Geographically, the biggest quarterly growth took place in the Europe, Middle East and Africa (EMEA) region, up by 13 percent, thanks to Sauflon's success with its Clariti line and the roll-out of CVI's MyDay one-day lenses. With a turnover of $152.9 million for the period, it has become the largest region for the group. In the Americas, CVI's sales rose by 5 percent on a pro-forma basis to $152.9 million. They increased by 7 percent in Asia-Pacific to $69.5 million.

On the other hand, CVI's gross margin fell to 59 percent from 64 percent in the same quarter of last year. Excluding the expenses related to Sauflon's integration, it would have declined slightly to 63 percent, due primarily to recent strengthening of the U.S. dollar against the euro and the Japanese yen.

Another factor for the lower margins was a series of temporary logistical problems encountered in the introduction of Sauflon's Clariti line in the U.S., which has led CVI to focus on existing accounts for its initial roll-out, had an effect. Another factor was the management's decision to halt the integration process in the U.K. due to a review of the takeover by anti-trust authorities in that country. The review was ordered on Sept. 19, and it ended favorably on the day when Cooper released its quarterly income statement.

Adding the results of Cooper Surgical, Cooper Companies saw its total revenues rise by 14 percent to $468.0 million for the quarter. The gross margin fell to 60 percent from 64 percent. The operating margin (Ebit) dropped to 8 percent from 15 percent. Excluding extraordinary factors such as the integration costs for Sauflon and related amortization charges, it would have grown to 23 percent from 22 percent.

The $1.1 billion takeover of Sauflon caused Cooper's net debt to swell by $1,034.4 million to $1,382.4 million, in spite of rising cash flow of $152.1 million. The group's net profit declined to $30.8 million from $57.4 million, but it would have risen to $95.8 million without product rationalization costs of $16.1 million, restructuring costs of $19.7 million, and acquisition and integration costs of $17.4 million.

For the full financial year through last Oct. 31, Cooper reported an operating margin of 8 percent on sales of $1,717.8 million, which ended up 8 percent higher than in the previous year. CVI alone raised its revenues by 10 percent to $1,392.6 million, and its gross margin declined slightly to 64.5 percent excluding extraordinary items. Net income declined to $269.8 million from $296.1 million, but would have risen to $357.0 million without extraordinary charges.

With Sauflon now part of the group, about 60 percent of Cooper's revenues come from outside the U.S. The increased value of the dollar has led the management to revise its sales and profit projections for next year downwards from the guidance it had provided to analysts in September.

The group's total revenues are now expected to range between $1,900 million and $1,960 million in 2015, indicating a 9 percent increase for the year on a pro-forma basis, instead of reaching a level of at least $2 billion.
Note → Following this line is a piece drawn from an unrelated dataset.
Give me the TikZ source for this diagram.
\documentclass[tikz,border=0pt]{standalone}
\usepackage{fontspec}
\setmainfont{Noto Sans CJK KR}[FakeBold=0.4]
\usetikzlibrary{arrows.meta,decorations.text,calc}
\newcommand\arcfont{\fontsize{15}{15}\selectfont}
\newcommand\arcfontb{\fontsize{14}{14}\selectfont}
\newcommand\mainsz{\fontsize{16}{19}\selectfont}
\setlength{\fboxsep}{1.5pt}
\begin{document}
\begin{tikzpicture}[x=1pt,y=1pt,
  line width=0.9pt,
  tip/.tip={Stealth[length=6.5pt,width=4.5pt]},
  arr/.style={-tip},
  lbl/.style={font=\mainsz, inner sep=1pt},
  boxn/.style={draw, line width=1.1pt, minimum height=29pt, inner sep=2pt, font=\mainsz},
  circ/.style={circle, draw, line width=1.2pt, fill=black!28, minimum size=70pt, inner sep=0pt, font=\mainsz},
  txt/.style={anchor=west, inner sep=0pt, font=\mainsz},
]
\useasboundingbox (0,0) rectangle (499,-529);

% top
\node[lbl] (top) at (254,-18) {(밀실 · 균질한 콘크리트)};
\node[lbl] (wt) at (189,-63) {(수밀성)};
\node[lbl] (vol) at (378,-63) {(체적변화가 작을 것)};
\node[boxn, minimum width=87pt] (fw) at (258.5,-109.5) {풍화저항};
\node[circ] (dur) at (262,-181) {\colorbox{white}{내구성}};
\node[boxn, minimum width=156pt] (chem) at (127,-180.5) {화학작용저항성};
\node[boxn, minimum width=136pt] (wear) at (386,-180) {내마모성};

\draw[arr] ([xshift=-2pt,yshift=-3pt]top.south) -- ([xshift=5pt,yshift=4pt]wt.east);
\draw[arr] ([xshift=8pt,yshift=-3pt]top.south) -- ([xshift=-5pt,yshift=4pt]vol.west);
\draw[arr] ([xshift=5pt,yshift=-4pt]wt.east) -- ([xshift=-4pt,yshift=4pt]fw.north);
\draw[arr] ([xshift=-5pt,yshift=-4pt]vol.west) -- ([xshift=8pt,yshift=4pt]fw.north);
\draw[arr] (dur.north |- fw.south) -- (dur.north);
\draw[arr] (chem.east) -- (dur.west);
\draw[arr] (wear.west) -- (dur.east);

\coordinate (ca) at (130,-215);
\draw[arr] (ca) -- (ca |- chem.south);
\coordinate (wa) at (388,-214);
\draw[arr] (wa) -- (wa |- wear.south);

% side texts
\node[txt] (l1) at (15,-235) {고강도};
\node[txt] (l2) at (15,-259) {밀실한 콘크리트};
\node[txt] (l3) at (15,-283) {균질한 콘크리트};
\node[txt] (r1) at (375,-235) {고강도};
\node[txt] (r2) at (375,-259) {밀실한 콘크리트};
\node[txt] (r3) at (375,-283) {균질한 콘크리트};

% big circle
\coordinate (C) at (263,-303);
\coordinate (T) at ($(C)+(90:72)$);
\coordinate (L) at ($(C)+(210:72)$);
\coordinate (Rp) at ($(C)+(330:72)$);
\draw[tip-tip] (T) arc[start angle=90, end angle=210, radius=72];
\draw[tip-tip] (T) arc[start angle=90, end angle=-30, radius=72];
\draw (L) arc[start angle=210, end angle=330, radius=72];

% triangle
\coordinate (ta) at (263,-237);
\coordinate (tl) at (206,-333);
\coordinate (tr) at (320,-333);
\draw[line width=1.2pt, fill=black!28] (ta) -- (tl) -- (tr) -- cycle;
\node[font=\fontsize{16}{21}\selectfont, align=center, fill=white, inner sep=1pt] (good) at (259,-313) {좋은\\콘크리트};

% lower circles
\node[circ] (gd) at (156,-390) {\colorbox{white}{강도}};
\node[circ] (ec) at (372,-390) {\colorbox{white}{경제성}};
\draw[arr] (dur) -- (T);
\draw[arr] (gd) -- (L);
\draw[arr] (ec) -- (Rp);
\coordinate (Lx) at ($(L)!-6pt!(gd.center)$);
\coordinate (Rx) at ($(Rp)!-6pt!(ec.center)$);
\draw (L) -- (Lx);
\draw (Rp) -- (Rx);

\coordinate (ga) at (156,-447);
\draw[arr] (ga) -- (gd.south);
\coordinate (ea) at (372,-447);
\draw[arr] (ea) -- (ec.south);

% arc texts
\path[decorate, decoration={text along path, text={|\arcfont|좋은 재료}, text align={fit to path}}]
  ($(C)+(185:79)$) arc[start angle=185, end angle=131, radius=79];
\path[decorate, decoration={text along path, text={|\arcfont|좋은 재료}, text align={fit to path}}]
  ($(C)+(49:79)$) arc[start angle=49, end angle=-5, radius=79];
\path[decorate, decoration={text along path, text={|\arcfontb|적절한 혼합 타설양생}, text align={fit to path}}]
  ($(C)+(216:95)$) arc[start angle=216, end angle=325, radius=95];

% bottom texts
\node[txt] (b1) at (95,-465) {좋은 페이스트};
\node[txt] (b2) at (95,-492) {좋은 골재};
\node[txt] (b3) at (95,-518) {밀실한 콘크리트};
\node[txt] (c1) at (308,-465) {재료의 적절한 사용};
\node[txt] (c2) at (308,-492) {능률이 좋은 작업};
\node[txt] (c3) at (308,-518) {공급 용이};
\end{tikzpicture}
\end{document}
CVI alone will be up to a range of $1,575 million to $1,620 million. Net earnings per share should increase by 16 to 22 percent before currency conversions.
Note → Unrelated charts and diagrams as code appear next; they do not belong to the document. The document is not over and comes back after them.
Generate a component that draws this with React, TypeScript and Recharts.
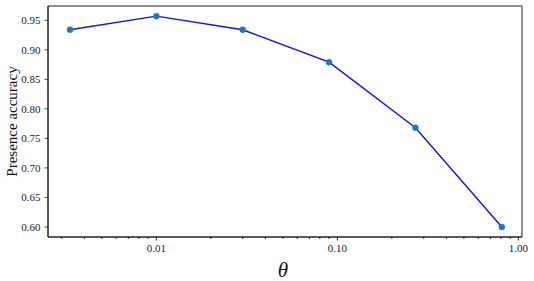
import React from "react";
import { LineChart, Line, XAxis, YAxis, ReferenceArea } from "recharts";

const thetaValues = [1 / 300, 0.01, 0.03, 0.09, 0.27, 0.81];
const accuracyValues = [0.934, 0.957, 0.934, 0.879, 0.768, 0.6];
const yTicks = [0.6, 0.65, 0.7, 0.75, 0.8, 0.85, 0.9, 0.95];
const xMajorTicks = [0.01, 0.1, 1];
const xMinorTicks = [
  0.003, 0.004, 0.005, 0.006, 0.007, 0.008, 0.009,
  0.02, 0.03, 0.04, 0.05, 0.06, 0.07, 0.08, 0.09,
  0.2, 0.3, 0.4, 0.5, 0.6, 0.7, 0.8, 0.9,
];

const X_DOMAIN: [number, number] = [0.00252, 1.047];
const Y_DOMAIN: [number, number] = [0.583, 0.9742];

const data = thetaValues.map((t, i) => ({ theta: t, acc: accuracyValues[i] }));
const allXTicks = [...xMinorTicks, ...xMajorTicks].sort((a, b) => a - b);

const FONT = "Liberation Serif";

const XTick = (props: any) => {
  const { x, y, payload } = props;
  const v = payload.value;
  const isMajor = xMajorTicks.some((m) => Math.abs(m - v) < 1e-9);
  return (
    <g>
      <line x1={x} x2={x} y1={y} y2={y + (isMajor ? 3.5 : 2)} stroke="#000" strokeWidth={0.8} />
      {isMajor && (
        <text
          x={x}
          y={y + 15}
          textAnchor="middle"
          fontSize={11}
          style={{ fontFamily: FONT }}
          fill="#222"
        >
          {v.toFixed(2)}
        </text>
      )}
    </g>
  );
};

const YTick = (props: any) => {
  const { x, y, payload } = props;
  return (
    <text
      x={x}
      y={y}
      textAnchor="end"
      dominantBaseline="central"
      fontSize={11}
      style={{ fontFamily: FONT }}
      fill="#222"
    >
      {Number(payload.value).toFixed(2)}
    </text>
  );
};

export default function App() {
  return (
    <div style={{ position: "absolute", left: 0, top: 0, background: "#fff" }}>
      <LineChart
        width={534}
        height={281}
        data={data}
        margin={{ top: 6, right: 12, left: 0, bottom: 0 }}
      >
        <XAxis
          dataKey="theta"
          type="number"
          scale="log"
          domain={X_DOMAIN}
          allowDataOverflow
          ticks={allXTicks}
          interval={0}
          tick={<XTick />}
          tickLine={false}
          tickSize={0}
          tickMargin={0}
          height={44}
          axisLine={{ stroke: "#222", strokeWidth: 1 }}
        />
        <YAxis
          type="number"
          domain={Y_DOMAIN}
          allowDataOverflow
          ticks={yTicks}
          interval={0}
          width={48}
          tickSize={3.5}
          tickMargin={4}
          tick={<YTick />}
          tickLine={{ stroke: "#222", strokeWidth: 0.8 }}
          axisLine={{ stroke: "#222", strokeWidth: 1 }}
        />
        <ReferenceArea
          x1={X_DOMAIN[0]}
          x2={X_DOMAIN[1]}
          y1={Y_DOMAIN[0]}
          y2={Y_DOMAIN[1]}
          fill="none"
          fillOpacity={0}
          stroke="#222"
          strokeWidth={1}
          ifOverflow="visible"
        />
        <Line
          dataKey="acc"
          stroke="#1010f0"
          strokeWidth={1.4}
          isAnimationActive={false}
          dot={{ r: 3, fill: "#1f77b4", stroke: "#1f77b4", strokeWidth: 0.5 }}
          activeDot={false}
        />
        <text
          x={12}
          y={121.5}
          transform="rotate(-90 12 121.5)"
          textAnchor="middle"
          dominantBaseline="central"
          fontSize={15}
          style={{ fontFamily: FONT }}
          fill="#111"
        >
          Presence accuracy
        </text>
        <text
          x={283}
          y={270}
          textAnchor="middle"
          dominantBaseline="central"
          fontSize={21}
          fontStyle="italic"
          style={{ fontFamily: FONT }}
          fill="#111"
        >
          θ
        </text>
      </LineChart>
    </div>
  );
}
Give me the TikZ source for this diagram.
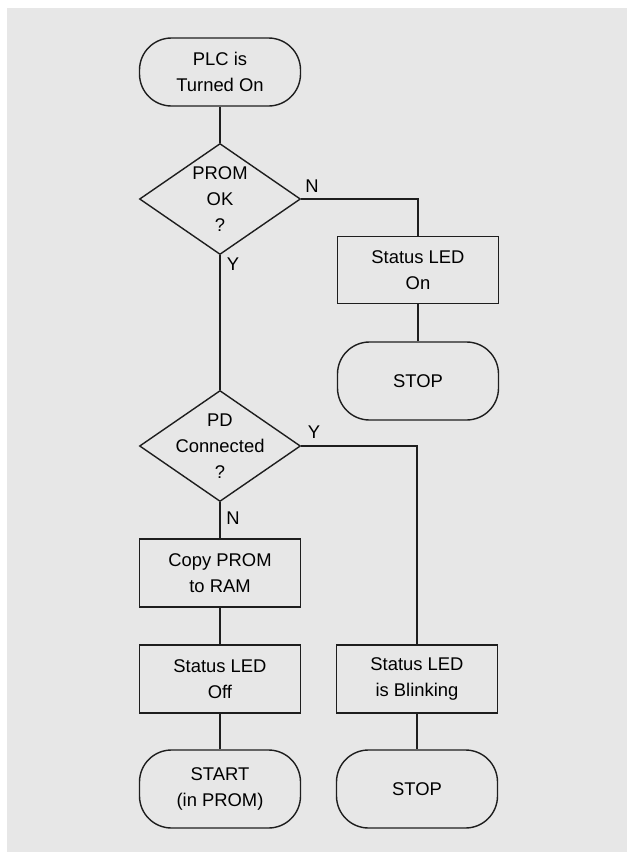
\documentclass[tikz,border=0pt]{standalone}
\usepackage{fontspec}
\setmainfont{Liberation Sans}
\usetikzlibrary{shapes.geometric}
\definecolor{panelgray}{RGB}{231,231,231}
\definecolor{inkgray}{RGB}{30,30,30}

\begin{document}
\begin{tikzpicture}[
  x=1pt, y=-1pt,
  font=\fontsize{18.4}{26}\selectfont,
  terminal/.style={rectangle, rounded corners=32pt, draw=inkgray, line width=1.4pt, minimum width=161pt, align=center},
  process/.style={rectangle, draw=inkgray, line width=1.4pt, minimum width=161pt, minimum height=68pt, align=center},
  decision/.style={diamond, aspect=1.45, inner sep=-8pt, draw=inkgray, line width=1.4pt, minimum width=161pt, minimum height=111pt, align=center},
  line/.style={draw=inkgray, line width=1.4pt},
  answer/.style={inner sep=0pt}
]

  % Panel
  \useasboundingbox (0,0) rectangle (627,852);
  \fill[panelgray] (7,8) rectangle (627,852);

  % Steps
  \node[terminal, minimum height=68pt] (poweron) at (220,72) {PLC is\\Turned On};
  \node[decision] (promok) at (220,199) {PROM\\OK\\?};
  \node[process, minimum height=67pt] (ledon) at (418,270) {Status LED\\On};
  \node[terminal, minimum height=78pt] (stopa) at (418,381) {STOP};
  \node[decision] (pdconn) at (220,446) {PD\\Connected\\?};
  \node[process] (copyram) at (220,573) {Copy PROM\\to RAM};
  \node[process] (ledoff) at (220,679) {Status LED\\Off};
  \node[process] (ledblink) at (417,679) {Status LED\\is Blinking};
  \node[terminal, minimum height=78pt] (startprom) at (220,789) {START\\(in PROM)};
  \node[terminal, minimum height=78pt] (stopb) at (417,789) {STOP};

  % Answers
  \node[answer] (promno) at (312,186) {N};
  \node[answer] (promyes) at (233,264) {Y};
  \node[answer] (pdyes) at (314,432) {Y};
  \node[answer] (pdno) at (233,518) {N};

  % Flow
  \draw[line] (poweron) -- (promok);
  \draw[line] (promok.east) -| (ledon);
  \draw[line] (ledon) -- (stopa);
  \draw[line] (promok) -- (pdconn);
  \draw[line] (pdconn.east) -| (ledblink);
  \draw[line] (pdconn) -- (copyram);
  \draw[line] (copyram) -- (ledoff);
  \draw[line] (ledoff) -- (startprom);
  \draw[line] (ledblink) -- (stopb);

\end{tikzpicture}
\end{document}
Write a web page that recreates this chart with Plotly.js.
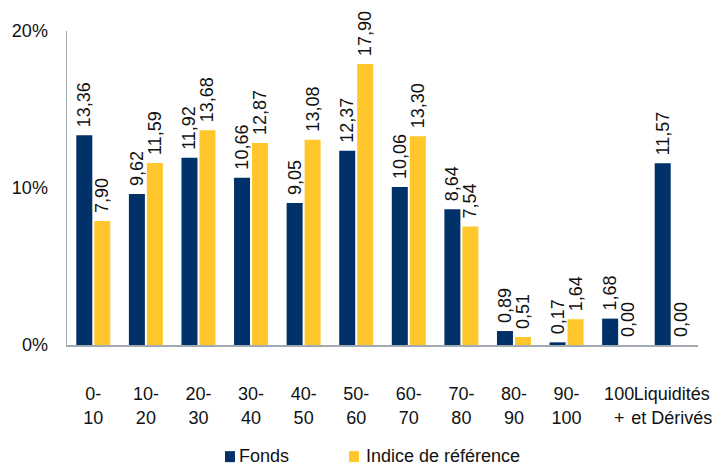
<!DOCTYPE html>
<html>
<head>
<meta charset="utf-8">
<script src="https://cdn.plot.ly/plotly-3.0.1.min.js"></script>
<style>html,body{margin:0;padding:0;background:#fff;}#chart{width:714px;height:468px;}</style>
</head>
<body>
<div id="chart"></div>
<script>
const categories = ["0-<br>10", "10-<br>20", "20-<br>30", "30-<br>40", "40-<br>50", "50-<br>60", "60-<br>70", "70-<br>80", "80-<br>90", "90-<br>100", "100<br>+", "Liquidités<br>et Dérivés"];
const fonds = [13.36, 9.62, 11.92, 10.66, 9.05, 12.37, 10.06, 8.64, 0.89, 0.17, 1.68, 11.57];
const indice = [7.90, 11.59, 13.68, 12.87, 13.08, 17.90, 13.30, 7.54, 0.51, 1.64, 0.00, 0.00];
const yTickVals = [0, 10, 20];
const yTickText = ["0%", "10%", "20%"];
const seriesNames = ["Fonds", "Indice de référence"];

const NAVY = "#003169";
const YELLOW = "#FFC72C";
const FONT = "Liberation Sans, Arial, sans-serif";
const FS = 18;

function barTrace(vals, name, color) {
  return {
    type: "bar",
    x: categories,
    y: vals,
    name: name,
    marker: {color: color},
    texttemplate: "\u00a0%{y:.2f}",
    textposition: "outside",
    textangle: -90,
    constraintext: "none",
    cliponaxis: false,
    textfont: {family: FONT, size: FS, color: "#111"},
    hoverinfo: "skip"
  };
}

const data = [barTrace(fonds, seriesNames[0], NAVY), barTrace(indice, seriesNames[1], YELLOW)];

const layout = {
  width: 714, height: 468,
  margin: {l: 67, r: 16, t: 31, b: 123},
  paper_bgcolor: "#fff", plot_bgcolor: "#fff",
  separators: ", ",
  font: {family: FONT, size: FS, color: "#111"},
  barmode: "group",
  bargap: 0.316,
  bargroupgap: 0.11,
  showlegend: false,
  xaxis: {
    type: "category",
    showline: true, linecolor: "#A3AAB2", linewidth: 1.5,
    showgrid: false, zeroline: false, ticks: "",
    tickangle: 0,
    ticklabelstandoff: 32,
    tickfont: {family: FONT, size: FS, color: "#111"},
    fixedrange: true
  },
  yaxis: {
    range: [0, 20],
    showline: true, linecolor: "#A3AAB2", linewidth: 1.5,
    showgrid: false, zeroline: false, ticks: "",
    tickvals: yTickVals, ticktext: yTickText,
    ticklabelstandoff: 14,
    tickfont: {family: FONT, size: FS, color: "#111"},
    fixedrange: true
  },
  shapes: [
    {type: "rect", xref: "paper", yref: "paper", x0: 0.2504, x1: 0.2662, y0: -0.338, y1: -0.373, fillcolor: NAVY, line: {width: 0}},
    {type: "rect", xref: "paper", yref: "paper", x0: 0.4469, x1: 0.4627, y0: -0.338, y1: -0.373, fillcolor: YELLOW, line: {width: 0}}
  ],
  annotations: [
    {xref: "paper", yref: "paper", x: 0.271, y: -0.352, xanchor: "left", yanchor: "middle", borderpad: 0, text: seriesNames[0], showarrow: false, font: {family: FONT, size: FS, color: "#111"}},
    {xref: "paper", yref: "paper", x: 0.4723, y: -0.352, xanchor: "left", yanchor: "middle", borderpad: 0, text: seriesNames[1], showarrow: false, font: {family: FONT, size: FS, color: "#111"}}
  ]
};

Plotly.newPlot("chart", data, layout, {displayModeBar: false, staticPlot: true});
</script>
</body>
</html>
Excluding the impact of the stronger dollar, the management guidance for 2015 has improved. Most of the implied currency-neutral sales increase of between 8 and 11 percent should take place in the second half of the year. One of the factors will be the introduction of the MyDay line in the U.S., which is expected to start next March, starting with “key opinion leaders.”
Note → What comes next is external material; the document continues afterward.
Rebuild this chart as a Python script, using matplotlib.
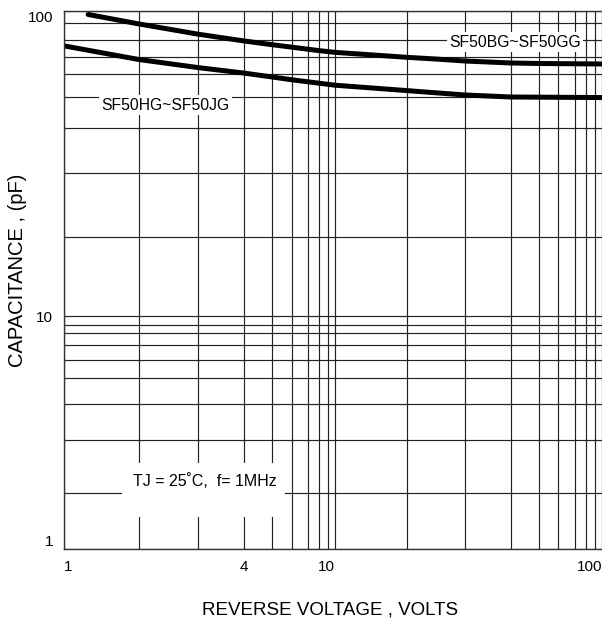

The management noted that Cooper's sales will have grown at a compound average annual rate of 9.7 percent a year since 2011, including the management's new estimate for 2015, with CVI rising at an average rate of 9.3 percent annually. Earnings will have risen at a higher annual rate of 11.7 percent, with the operating margin of the group increasing from 21.1 percent to around 23 percent during the five-year period.

Bob Weiss, chief executive of the group, expressed confidence that the group will be able to generate higher free cash flow and higher profits in the year to come thanks to its acquisition of Sauflon, having discovered new opportunities for synergies. For one thing, Sauflon's manufacturing process, which uses no alcohol in making silicon hydrogel lenses, requires one-third of the cost and half the time that it takes CVI to install a new production line, leading to lower capital expenditures in the future.

CVI is going to use Sauflon's process to make some of its Avaira Toric lenses, which currently generate gross margins of less than 50 percent. Sauflon makes its lenses in the U.K. and at a low-cost facility in Hungary. CVI plans to start up a new low-cost manufacturing facility in Costa Rica at the end of 2015.